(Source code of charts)
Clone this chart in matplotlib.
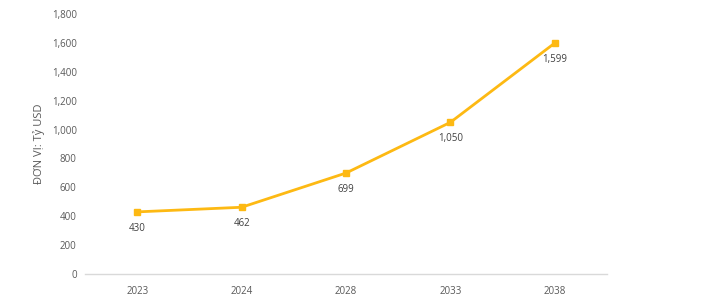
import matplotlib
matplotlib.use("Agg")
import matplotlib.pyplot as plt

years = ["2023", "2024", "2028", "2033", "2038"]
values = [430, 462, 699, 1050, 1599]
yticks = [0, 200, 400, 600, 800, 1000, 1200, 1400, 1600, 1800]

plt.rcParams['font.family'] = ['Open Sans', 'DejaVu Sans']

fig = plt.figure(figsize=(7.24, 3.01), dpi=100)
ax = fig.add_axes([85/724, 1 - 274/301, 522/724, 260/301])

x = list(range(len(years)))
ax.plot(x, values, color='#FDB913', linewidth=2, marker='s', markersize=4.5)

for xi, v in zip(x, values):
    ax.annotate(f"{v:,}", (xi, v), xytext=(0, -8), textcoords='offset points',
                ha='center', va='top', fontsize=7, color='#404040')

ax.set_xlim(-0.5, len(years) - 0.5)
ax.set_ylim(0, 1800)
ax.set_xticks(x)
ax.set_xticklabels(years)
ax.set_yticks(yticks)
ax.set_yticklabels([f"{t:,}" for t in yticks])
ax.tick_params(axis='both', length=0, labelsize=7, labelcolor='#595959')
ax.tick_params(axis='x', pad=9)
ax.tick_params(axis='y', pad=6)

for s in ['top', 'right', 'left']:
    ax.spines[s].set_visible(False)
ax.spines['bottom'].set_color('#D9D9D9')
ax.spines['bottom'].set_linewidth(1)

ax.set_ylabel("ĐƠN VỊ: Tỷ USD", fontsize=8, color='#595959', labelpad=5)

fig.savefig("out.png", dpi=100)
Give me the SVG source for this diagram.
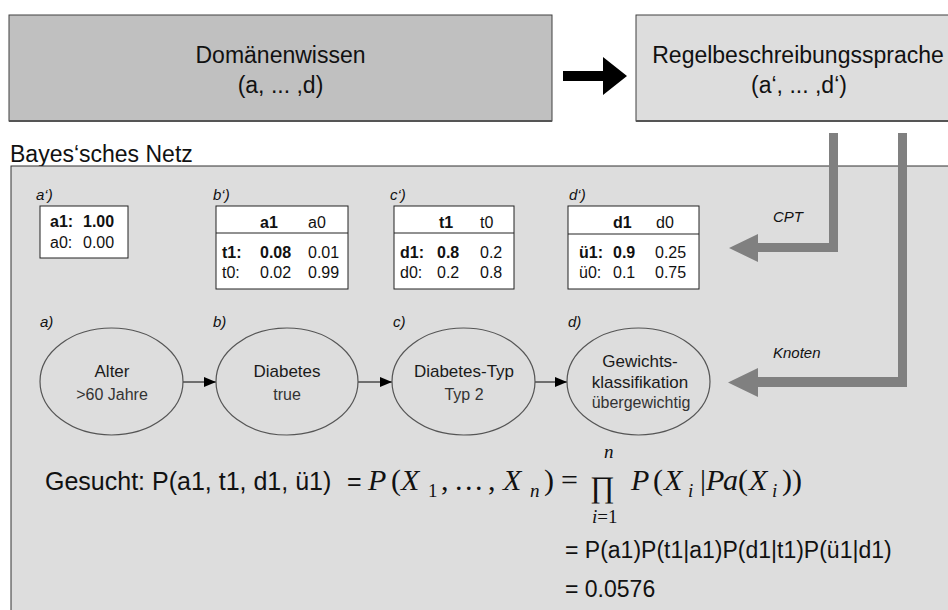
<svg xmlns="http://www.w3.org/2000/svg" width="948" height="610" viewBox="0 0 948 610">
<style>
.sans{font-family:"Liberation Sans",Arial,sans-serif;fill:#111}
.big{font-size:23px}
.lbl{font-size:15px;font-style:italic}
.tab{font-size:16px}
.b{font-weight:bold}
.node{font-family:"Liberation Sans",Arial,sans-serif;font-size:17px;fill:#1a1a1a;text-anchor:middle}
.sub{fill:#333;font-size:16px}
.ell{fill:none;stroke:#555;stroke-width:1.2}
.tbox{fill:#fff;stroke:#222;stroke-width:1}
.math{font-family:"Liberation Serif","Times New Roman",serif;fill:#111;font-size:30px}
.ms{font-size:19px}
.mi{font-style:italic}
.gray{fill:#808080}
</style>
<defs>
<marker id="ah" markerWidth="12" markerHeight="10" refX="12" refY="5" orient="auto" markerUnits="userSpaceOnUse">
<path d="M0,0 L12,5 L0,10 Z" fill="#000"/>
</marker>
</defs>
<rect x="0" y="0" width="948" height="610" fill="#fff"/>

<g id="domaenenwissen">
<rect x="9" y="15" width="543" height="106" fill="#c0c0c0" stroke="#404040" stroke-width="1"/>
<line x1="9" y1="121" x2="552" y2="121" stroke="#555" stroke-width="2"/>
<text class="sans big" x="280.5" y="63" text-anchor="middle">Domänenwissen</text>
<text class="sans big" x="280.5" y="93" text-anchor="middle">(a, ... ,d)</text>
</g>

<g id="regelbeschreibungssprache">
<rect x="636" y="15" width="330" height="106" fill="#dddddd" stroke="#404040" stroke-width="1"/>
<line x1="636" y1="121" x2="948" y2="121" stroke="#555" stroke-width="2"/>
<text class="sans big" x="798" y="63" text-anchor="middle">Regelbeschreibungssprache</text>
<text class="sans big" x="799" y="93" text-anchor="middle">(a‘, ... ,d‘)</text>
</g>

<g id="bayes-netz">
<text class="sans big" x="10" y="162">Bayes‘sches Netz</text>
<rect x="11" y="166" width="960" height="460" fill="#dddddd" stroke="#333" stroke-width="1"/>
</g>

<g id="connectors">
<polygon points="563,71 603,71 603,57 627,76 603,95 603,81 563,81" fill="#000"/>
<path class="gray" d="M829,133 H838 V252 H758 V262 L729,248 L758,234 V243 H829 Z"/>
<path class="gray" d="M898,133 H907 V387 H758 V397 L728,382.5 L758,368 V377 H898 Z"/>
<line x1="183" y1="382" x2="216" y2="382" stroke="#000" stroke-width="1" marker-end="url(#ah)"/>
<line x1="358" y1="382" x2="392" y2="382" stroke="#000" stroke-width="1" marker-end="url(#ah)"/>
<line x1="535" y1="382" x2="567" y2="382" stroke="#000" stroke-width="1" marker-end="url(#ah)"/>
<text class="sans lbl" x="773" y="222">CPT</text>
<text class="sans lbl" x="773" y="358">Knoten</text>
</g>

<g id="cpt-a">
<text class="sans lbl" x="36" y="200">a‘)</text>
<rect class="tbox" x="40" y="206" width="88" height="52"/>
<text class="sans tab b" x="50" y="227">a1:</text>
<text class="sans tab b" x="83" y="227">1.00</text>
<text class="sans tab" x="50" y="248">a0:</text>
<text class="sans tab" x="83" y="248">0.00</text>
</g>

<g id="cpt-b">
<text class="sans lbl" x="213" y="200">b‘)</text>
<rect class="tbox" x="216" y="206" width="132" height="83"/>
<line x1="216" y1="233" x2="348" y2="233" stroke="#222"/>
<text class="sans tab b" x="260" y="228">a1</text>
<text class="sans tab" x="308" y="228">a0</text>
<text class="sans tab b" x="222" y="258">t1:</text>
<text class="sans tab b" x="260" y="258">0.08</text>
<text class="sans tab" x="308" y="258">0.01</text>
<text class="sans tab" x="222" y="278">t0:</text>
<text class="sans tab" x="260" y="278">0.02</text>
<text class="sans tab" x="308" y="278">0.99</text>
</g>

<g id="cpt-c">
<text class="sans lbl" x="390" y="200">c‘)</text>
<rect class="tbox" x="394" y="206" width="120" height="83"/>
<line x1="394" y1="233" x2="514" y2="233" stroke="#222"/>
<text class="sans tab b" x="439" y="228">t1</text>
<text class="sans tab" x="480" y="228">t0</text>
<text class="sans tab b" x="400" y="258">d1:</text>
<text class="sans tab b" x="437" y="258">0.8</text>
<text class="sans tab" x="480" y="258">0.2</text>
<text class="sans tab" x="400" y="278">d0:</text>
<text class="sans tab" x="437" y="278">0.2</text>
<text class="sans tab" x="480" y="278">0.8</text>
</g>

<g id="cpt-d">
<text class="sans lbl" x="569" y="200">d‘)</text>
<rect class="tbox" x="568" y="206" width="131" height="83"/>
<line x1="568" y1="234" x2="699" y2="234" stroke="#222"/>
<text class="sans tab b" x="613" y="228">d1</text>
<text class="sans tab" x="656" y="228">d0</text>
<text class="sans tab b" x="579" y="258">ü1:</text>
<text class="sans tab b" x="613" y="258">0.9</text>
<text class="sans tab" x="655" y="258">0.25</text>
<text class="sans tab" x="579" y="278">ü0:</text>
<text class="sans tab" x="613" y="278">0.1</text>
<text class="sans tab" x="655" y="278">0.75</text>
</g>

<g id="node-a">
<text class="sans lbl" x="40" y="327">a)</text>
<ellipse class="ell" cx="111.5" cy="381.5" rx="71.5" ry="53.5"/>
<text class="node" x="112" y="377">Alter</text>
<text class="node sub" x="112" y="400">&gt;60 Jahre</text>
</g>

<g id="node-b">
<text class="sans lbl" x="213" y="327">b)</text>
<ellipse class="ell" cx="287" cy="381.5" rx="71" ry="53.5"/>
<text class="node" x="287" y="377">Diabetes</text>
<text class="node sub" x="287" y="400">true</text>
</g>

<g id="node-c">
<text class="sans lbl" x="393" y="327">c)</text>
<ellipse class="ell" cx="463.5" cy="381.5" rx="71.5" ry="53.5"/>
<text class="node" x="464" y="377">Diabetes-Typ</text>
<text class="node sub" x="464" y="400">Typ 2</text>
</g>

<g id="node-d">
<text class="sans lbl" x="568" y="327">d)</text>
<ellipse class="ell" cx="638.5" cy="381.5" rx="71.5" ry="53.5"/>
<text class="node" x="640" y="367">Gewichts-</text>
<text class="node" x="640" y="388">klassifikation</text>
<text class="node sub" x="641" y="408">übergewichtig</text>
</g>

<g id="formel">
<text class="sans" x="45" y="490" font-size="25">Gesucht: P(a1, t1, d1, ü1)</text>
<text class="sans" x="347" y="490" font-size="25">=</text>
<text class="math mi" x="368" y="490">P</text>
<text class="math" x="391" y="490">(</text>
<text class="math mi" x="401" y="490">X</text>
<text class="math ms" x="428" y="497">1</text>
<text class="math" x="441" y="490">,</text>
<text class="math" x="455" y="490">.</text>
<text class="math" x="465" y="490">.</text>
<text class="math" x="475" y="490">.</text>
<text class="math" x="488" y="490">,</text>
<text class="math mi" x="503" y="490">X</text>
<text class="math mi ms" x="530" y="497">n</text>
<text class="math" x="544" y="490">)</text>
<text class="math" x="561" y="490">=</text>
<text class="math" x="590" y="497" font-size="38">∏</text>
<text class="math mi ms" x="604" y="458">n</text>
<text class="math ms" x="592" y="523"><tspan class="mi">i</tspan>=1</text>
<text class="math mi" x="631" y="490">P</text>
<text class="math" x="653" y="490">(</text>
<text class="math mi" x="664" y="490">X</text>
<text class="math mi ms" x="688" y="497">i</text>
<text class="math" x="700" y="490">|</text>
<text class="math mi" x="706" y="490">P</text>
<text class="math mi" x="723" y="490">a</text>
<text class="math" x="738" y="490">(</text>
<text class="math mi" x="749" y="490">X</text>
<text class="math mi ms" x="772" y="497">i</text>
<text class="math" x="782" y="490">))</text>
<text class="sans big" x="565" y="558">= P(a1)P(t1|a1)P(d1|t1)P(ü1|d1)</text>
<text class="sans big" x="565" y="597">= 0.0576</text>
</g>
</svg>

--

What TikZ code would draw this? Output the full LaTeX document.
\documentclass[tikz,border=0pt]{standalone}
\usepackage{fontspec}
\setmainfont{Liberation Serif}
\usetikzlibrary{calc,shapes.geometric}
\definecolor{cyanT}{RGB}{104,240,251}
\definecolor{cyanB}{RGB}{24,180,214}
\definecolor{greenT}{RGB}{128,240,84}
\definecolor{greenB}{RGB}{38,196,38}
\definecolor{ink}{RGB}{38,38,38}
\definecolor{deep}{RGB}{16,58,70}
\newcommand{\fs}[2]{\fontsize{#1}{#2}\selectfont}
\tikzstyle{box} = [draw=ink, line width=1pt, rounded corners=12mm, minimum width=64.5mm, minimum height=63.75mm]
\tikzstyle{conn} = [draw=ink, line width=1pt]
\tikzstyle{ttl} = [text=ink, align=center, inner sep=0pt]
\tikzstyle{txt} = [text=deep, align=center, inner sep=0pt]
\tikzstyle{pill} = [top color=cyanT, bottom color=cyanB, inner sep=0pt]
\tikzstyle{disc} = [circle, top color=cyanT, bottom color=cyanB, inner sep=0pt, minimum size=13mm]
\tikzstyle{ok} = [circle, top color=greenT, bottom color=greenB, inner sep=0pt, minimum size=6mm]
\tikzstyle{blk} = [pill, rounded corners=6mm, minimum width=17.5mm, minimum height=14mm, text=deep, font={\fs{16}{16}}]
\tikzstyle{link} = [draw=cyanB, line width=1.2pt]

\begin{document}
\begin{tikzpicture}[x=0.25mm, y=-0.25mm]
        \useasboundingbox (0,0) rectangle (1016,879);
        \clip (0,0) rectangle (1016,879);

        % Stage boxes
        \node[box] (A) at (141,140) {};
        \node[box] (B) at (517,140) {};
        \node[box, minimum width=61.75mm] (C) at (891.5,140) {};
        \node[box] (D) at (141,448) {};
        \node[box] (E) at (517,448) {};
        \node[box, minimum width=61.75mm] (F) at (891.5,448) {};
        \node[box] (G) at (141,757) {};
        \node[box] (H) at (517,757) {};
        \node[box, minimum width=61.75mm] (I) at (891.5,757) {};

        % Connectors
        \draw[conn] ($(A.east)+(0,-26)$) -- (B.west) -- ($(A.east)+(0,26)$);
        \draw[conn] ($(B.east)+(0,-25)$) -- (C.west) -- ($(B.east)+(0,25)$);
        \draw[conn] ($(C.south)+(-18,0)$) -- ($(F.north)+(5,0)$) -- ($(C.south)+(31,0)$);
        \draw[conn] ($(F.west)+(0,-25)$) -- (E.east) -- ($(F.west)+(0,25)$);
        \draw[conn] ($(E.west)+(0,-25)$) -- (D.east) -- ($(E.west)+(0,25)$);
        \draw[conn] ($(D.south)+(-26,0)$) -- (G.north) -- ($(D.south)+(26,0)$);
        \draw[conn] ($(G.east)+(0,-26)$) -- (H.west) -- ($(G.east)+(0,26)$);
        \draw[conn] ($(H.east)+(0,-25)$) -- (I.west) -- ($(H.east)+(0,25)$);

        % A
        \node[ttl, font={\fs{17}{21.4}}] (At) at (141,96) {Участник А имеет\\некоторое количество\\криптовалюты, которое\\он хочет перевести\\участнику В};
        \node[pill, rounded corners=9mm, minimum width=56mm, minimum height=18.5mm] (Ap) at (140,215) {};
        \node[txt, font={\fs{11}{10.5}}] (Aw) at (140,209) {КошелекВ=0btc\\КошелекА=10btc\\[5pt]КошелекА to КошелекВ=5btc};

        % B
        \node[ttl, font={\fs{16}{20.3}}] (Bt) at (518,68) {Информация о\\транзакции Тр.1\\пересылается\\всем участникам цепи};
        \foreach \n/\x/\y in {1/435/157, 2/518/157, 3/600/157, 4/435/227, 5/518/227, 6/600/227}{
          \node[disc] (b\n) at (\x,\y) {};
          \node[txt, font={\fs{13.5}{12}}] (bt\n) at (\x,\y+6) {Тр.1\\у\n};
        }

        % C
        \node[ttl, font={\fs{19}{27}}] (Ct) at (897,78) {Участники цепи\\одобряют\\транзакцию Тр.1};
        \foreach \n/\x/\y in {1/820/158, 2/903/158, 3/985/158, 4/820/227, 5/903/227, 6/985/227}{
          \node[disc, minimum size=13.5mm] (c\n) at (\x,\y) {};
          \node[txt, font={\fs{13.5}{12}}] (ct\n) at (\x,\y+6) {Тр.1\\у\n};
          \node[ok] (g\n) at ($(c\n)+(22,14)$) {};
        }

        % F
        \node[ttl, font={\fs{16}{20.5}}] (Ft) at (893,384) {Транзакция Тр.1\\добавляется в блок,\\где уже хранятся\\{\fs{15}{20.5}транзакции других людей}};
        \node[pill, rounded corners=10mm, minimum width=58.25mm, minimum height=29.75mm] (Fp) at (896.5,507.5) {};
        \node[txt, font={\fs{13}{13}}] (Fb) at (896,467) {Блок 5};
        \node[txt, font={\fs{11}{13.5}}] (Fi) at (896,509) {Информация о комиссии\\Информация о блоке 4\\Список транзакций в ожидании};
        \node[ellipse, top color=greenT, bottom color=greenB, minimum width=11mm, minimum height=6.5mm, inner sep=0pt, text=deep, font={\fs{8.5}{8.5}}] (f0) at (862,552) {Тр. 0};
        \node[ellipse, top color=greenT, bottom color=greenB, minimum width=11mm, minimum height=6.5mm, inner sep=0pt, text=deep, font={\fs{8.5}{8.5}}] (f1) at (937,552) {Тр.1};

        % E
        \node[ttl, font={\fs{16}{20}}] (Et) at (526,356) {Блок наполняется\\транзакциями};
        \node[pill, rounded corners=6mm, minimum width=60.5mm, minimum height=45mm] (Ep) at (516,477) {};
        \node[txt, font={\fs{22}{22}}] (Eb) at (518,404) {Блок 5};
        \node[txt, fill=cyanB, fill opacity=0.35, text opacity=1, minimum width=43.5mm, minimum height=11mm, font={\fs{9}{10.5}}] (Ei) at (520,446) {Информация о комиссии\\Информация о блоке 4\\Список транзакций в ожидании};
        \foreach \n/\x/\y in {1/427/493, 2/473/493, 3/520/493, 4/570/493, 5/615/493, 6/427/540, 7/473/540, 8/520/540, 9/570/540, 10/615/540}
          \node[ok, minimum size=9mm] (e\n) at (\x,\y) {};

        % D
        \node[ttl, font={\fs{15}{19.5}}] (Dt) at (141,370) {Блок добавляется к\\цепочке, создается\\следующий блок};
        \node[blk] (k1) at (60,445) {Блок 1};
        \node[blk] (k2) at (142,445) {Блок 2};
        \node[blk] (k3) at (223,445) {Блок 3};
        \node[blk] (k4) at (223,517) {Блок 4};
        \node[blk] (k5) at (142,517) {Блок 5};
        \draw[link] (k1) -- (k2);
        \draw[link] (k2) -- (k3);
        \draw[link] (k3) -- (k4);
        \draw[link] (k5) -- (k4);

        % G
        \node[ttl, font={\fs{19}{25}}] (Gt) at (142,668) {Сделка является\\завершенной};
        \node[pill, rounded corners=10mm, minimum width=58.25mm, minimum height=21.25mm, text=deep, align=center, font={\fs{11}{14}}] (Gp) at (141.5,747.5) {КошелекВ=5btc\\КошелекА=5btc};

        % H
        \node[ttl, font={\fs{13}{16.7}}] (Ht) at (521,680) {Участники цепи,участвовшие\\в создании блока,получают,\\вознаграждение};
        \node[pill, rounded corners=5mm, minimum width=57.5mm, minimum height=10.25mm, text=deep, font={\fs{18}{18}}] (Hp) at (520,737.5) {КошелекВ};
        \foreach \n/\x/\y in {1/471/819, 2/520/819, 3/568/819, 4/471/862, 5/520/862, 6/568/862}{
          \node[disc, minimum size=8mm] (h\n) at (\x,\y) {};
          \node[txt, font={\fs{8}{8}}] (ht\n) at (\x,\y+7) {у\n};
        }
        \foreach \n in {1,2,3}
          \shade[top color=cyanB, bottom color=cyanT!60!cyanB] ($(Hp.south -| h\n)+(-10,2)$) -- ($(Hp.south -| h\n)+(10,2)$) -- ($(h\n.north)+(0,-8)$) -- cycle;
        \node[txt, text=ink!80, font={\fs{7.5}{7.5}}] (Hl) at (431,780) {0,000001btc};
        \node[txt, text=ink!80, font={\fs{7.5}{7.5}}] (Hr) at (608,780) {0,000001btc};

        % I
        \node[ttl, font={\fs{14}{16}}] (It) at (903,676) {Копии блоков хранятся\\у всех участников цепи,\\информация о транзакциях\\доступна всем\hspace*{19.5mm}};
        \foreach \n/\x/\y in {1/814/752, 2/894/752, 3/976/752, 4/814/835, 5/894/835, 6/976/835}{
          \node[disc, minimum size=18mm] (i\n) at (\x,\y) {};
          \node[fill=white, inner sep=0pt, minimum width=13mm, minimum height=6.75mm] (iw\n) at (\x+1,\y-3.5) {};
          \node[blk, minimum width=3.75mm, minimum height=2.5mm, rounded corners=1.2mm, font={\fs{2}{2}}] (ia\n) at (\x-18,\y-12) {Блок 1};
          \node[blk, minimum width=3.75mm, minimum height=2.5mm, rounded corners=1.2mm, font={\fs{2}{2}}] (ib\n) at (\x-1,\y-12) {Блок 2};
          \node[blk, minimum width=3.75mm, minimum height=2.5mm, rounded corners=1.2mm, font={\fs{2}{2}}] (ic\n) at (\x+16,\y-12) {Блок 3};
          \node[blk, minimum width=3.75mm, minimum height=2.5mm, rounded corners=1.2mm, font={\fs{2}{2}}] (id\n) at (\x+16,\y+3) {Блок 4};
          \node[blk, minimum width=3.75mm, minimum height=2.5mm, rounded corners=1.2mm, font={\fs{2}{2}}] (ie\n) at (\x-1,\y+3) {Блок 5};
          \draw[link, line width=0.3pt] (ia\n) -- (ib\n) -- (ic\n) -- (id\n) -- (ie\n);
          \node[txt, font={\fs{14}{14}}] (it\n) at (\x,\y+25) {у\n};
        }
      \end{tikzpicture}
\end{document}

▸ Brief: Quote the lines above exactly, starting with the one that has "Clone this chart in matplotlib." and ending with the one that has "plt.rcParams['font.family'] = ['Open"; drop the pictures and include nothing else.

▸ Task solution:
Clone this chart in matplotlib.
import matplotlib
matplotlib.use("Agg")
import matplotlib.pyplot as plt

years = ["2023", "2024", "2028", "2033", "2038"]
values = [430, 462, 699, 1050, 1599]
yticks = [0, 200, 400, 600, 800, 1000, 1200, 1400, 1600, 1800]

plt.rcParams['font.family'] = ['Open Sans', 'DejaVu Sans']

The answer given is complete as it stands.